This Week's Question

This week, we have a great question for Inside Voice about representation from Michael Bentley - a second year student in the Theatre Creation and Performance program at Red Deer College. Take it away, Michael!

 

Michael:

In a voice-acting career, is an agent a must, or can you get by without one? If so, is it recommended to have different agents for voice and live action roles?

Tracey:

Many voice actors have home studios, and whether they work in the union or non-union market, their chances of booking a variety of work increase with a reputable, experienced voice agent submitting them (and their voice demo reels) for work.
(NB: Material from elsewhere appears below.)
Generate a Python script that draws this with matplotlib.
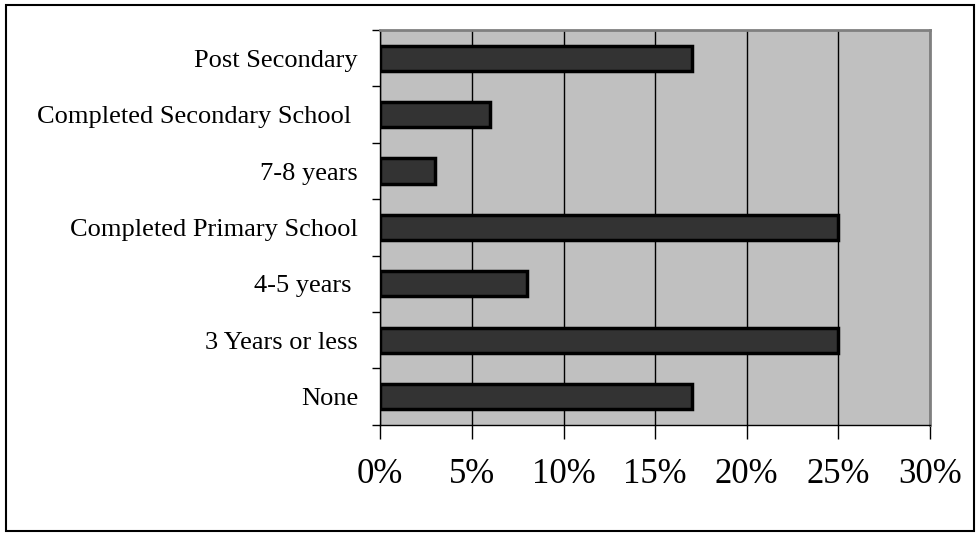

In most major talent agencies with “programming” (film, TV/theatre) agents, there is a separate voice agent specifically geared to representing talent for narration, e-learning, e-books, promo, commercial and animation work.

I’ve had the same wonderful voice agent for 27 years and I have followed her to different agencies throughout that time. I have a separate agent for theatre, film and TV. That’s called split representation.

Most Canadian agencies represent talent where both of their agents are under the same agency roof.

I welcome your questions for future posts on Inside Voice. You can find my contact info on the Home page.

 

Until next time,

 

Tracey

 

This Week's Question

Another great question from Michael Bentley - a second year student in the Theatre Creation and Performance program at Red Deer College in Alberta. Here’s Michael’s question for this week’s Inside Voice: 

Michael: 


Is it harder to break into/make it big in (the voice acting world)?

Tracey: 

The very talented people in this part of the business come from various creative backgrounds: theatre, film, TV, broadcasting, advertising, journalism, copywriting, singing, etc. It can be hard to break into.

You actually learn a lot by doing: both auditioning and booking the actual job. If you treat every audition like the real thing, the “process” can be just as fun and creatively gratifying as the “result.” People who love the creative, collaborative process tend to get called back, short-listed and booked regularly.

A genuinely positive attitude and gratitude for simply being in the room is always recommended. Smart questions and great choices are memorable, too. The talent who love auditioning, are generous with their scene partners and who can apply direction professionally and creatively tend to work in this part of the business for a very long time.